Reagan denounces bombings, says U.S. won't be driven out


WASHINGTON, Oct. 23, 1983 (UPI) - President Reagan, denouncing the ''bestial nature'' of terrorist bombings in Lebanon that killed scores of American and French troops, vowed Sunday foes of the peace-keeping force cannot ''drive us out.''

''I know there are no words that can express our sorrow and grief for the loss of those splendid young men ... no words that can ease the grief of the families of those young men,'' Reagan said at the White House.


The president, who hastily returned to Washington from a weekend golf outing in Georgia, immediately began meeting with top aides on the events of ''this tragic weekend.''

Reagan called the bombing a ''despicable act.''

Deputy White House press secretary Larry Speakes said the casualty figure as of 6:30 a.m. EDT was 76 Marines dead and 112 injured.

''These are changing figures,'' he stressed, reporting the French deaths at 18.

Speakes said U.S. officials ''do have, as we have had all along, some suspicions'' about who is responsible for the attack, ''But we're not ready to go into who we may suspect.''

One thread of suspicion focuses on an Iranian-backed group believed responsible for the April 18 attack on the American Embassy in Beirut, officials said.


Pentagon spokesman Air Force Lt. Col. Mark Foutch said preliminary plans called for evacuating injured Americans to either Landstuhl Army Hospital or Weisbaden Air Force Hospital in Germany.

Foutch said it would be several hours before authorities could begin releasing names of those killed. He cited the time necessary to confirm the victims' identities and notify relatives.

Reagan, standing in rain on the White House lawn, was accompanied by Secretary of State George Shultz and Robert McFarlane, his new national security adviser.

Also attending the session at the ''situation room'' were Vice President George Bush, Defense Secretary Caspar Weinberger, deputy CIA director John Mahon; Gen. John Vessey, chairman of the Joint Chiefs of Staff; Gen. Paul Kelley, commandant of the Marine Corps; and top Reagan aides, including chief of staff James Baker, deputy chief Michael Deaver and counselor Edwin Meese.

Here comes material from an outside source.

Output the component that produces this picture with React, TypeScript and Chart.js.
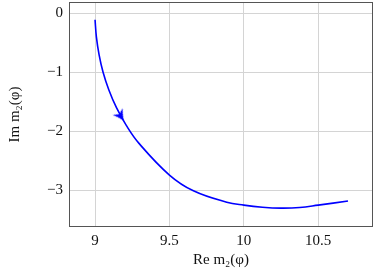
import { useEffect, useRef } from 'react';
import { Chart, registerables } from 'chart.js';

Chart.register(...registerables);

const reValues = [9.0, 9.009, 9.027, 9.054, 9.093, 9.144, 9.21, 9.294, 9.5, 9.661, 9.885, 10.0, 10.125, 10.25, 10.375, 10.5, 10.7];
const imValues = [-0.11, -0.4, -0.7, -1.0, -1.3, -1.6, -1.9, -2.2, -2.74, -3.007, -3.2, -3.25, -3.285, -3.3, -3.29, -3.25, -3.18];
// Direction arrow position on the curve
const arrowRe = [9.169];
const arrowIm = [-1.73];
// Axes
const xTicks = [9, 9.5, 10, 10.5];
const yTicks = [0, -1, -2, -3];
const xRange = [8.825, 10.868];
const yRange = [-3.62, 0.19];
const xTitle = 'Re m\u2082(\u03c6)';
const yTitle = 'Im m\u2082(\u03c6)';

const FONT = "'Liberation Serif', 'DejaVu Serif', serif";
const BLUE = '#0000ff';

function makeArrow(): HTMLCanvasElement {
  const c = document.createElement('canvas');
  c.width = 18;
  c.height = 18;
  const g = c.getContext('2d')!;
  g.fillStyle = BLUE;
  g.beginPath();
  g.moveTo(9, 3);
  g.quadraticCurveTo(11.8, 9, 15, 13.5);
  g.lineTo(9, 10.5);
  g.lineTo(3, 13.5);
  g.quadraticCurveTo(6.2, 9, 9, 3);
  g.closePath();
  g.fill();
  return c;
}

const fmt = (v: number | string) => String(v).replace('-', '\u2212');

const framePlugin = {
  id: 'frame',
  afterDraw(chart: any) {
    const { ctx, chartArea: a } = chart;
    ctx.save();
    ctx.strokeStyle = '#555555';
    ctx.lineWidth = 1;
    ctx.strokeRect(Math.round(a.left) + 0.5, Math.round(a.top) + 0.5, Math.round(a.right - a.left) - 1, Math.round(a.bottom - a.top) - 1);
    ctx.restore();
  },
};

export default function App() {
  const ref = useRef<HTMLCanvasElement | null>(null);

  useEffect(() => {
    if (!ref.current) return;
    Chart.defaults.color = '#111';
    const curve = reValues.map((x, i) => ({ x, y: imValues[i] }));
    const arrow = arrowRe.map((x, i) => ({ x, y: arrowIm[i] }));
    const chart = new Chart(ref.current, {
      type: 'scatter',
      data: {
        datasets: [
          {
            data: curve,
            showLine: true,
            borderColor: BLUE,
            borderWidth: 1.6,
            pointRadius: 0,
            tension: 0.4,
          } as any,
          {
            data: arrow,
            pointStyle: makeArrow(),
            pointRotation: 146,
            pointRadius: 5,
            showLine: false,
          } as any,
        ],
      },
      options: {
        animation: false,
        responsive: true,
        maintainAspectRatio: false,
        layout: { autoPadding: false, padding: { top: 2, right: 9, left: 0, bottom: 0 } },
        plugins: { legend: { display: false }, tooltip: { enabled: false } },
        scales: {
          x: {
            type: 'linear',
            min: xRange[0],
            max: xRange[1],
            afterBuildTicks: (s: any) => {
              s.ticks = xTicks.map((v) => ({ value: v }));
            },
            afterFit: (s: any) => {
              s.height = 46;
              s.paddingLeft = 0;
              s.paddingRight = 0;
            },
            grid: { color: '#d4d4d4', drawTicks: false, lineWidth: 1 },
            border: { display: false },
            ticks: { padding: 5, font: { family: FONT, size: 15 }, callback: (v: any) => fmt(v) },
            title: { display: true, text: xTitle, font: { family: FONT, size: 15 }, padding: { bottom: 4 } },
          },
          y: {
            type: 'linear',
            min: yRange[0],
            max: yRange[1],
            afterBuildTicks: (s: any) => {
              s.ticks = yTicks.map((v) => ({ value: v }));
            },
            afterFit: (s: any) => {
              s.width = 69;
              s.paddingTop = 0;
              s.paddingBottom = 0;
            },
            grid: { color: '#d4d4d4', drawTicks: false, lineWidth: 1 },
            border: { display: false },
            ticks: { padding: 6, font: { family: FONT, size: 15 }, callback: (v: any) => fmt(v) },
            title: { display: true, text: yTitle, font: { family: FONT, size: 15 }, padding: { top: 6 } },
          },
        },
      },
      plugins: [framePlugin],
    });
    return () => chart.destroy();
  }, []);

  return (
    <div style={{ position: 'fixed', left: 0, top: 0, width: 382, height: 273 }}>
      <canvas ref={ref} />
    </div>
  );
}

Speakes said he expected congressional leaders to be briefed by National Security Council aides on developments and decisions after the meeting.

''I would not anticipate any major announcement,'' Speakes told reporters.

Reagan, holding an umbrella as he faced the press corps, refused to answer questions but delivered a brief statement, speaking without notes.

''There are no words to properly express our outrage and I think the outrage of all Americans at the despicable act,'' he said.


''I think we all should recognize that these deeds make so evident the bestial nature of those who would assume power if they could have their way and drive us out of that area.

''But we must be more determined than ever that they cannot take over that vital and strategic area or for that matter any other part of the earth,'' Reagan said.

Reagan shook his head ''no'' when a reporter asked if he knew who was responsible for the attack, then hurried into the White House.

The president, awakened within hours of the attack, cut short a weekend holiday to return to Washington. Air Force One left Bush Field near Augusta in a driving early morning rain and arrived at Andrews Air Force base outside Washington about 8:20 a.m. EDT.

Col. Timothy Geraghty, the commander of the Marines guarding the Beirut airport, told a press conference more than 70 Marines were known dead, more than 100 wounded and many others missing in the rubble of the battalion landing headquarters.

Marines in nearby companies were wounded when the explosion -- caused by a truck loaded with an estimated ton of explosives -- knocked soldiers out of their bunks and sent shards of glass and boulders flying through the area, Marine officials said.


State-run Beirut Radio reported 120 Americans and 19 French soldiers were killed.

Reagan called Marine Corps Commandant Kelley to express his ''deep personal sense of loss over the sacrifice of the Marines,'' White House officials said.

White House spokesman Peter Roussel said the president was informed by McFarlane of the bombing at 2:27 a.m. EDT -- about 2 hours after it occurred.

The latest casualties are bound to increase pressure on Reagan, who signed a congressional resolution Oct. 12 authorizing American troops to remain in Lebanon for 18 months without further congressional approval.

Last week, reacting to sniper attacks that had killed half a dozen Marines, Reagan declared, ''We're going to keep on doing what we have been doing'' in Lebanon.

''We know there are hazards there,'' he said. ''And no one can feel more deeply about the loss of life and the wounding of some of our men there.

''We knew it was a hazardous undertaking when we joined in the multinational force, but our objective remains the same. We have made great progress there.''

''As long as there's a possibility of making the overall peace plan work,'' Reagan said, ''we're going to stay there.''

Reagan's weekend already had been disturbed by a hostage-taking incident while the president and two Cabinet members were playing on the exclusive Augusta National Golf course. The incident ended with the surrender of the gunman and no casualties. Reagan was never in danger, a White House spokesman said.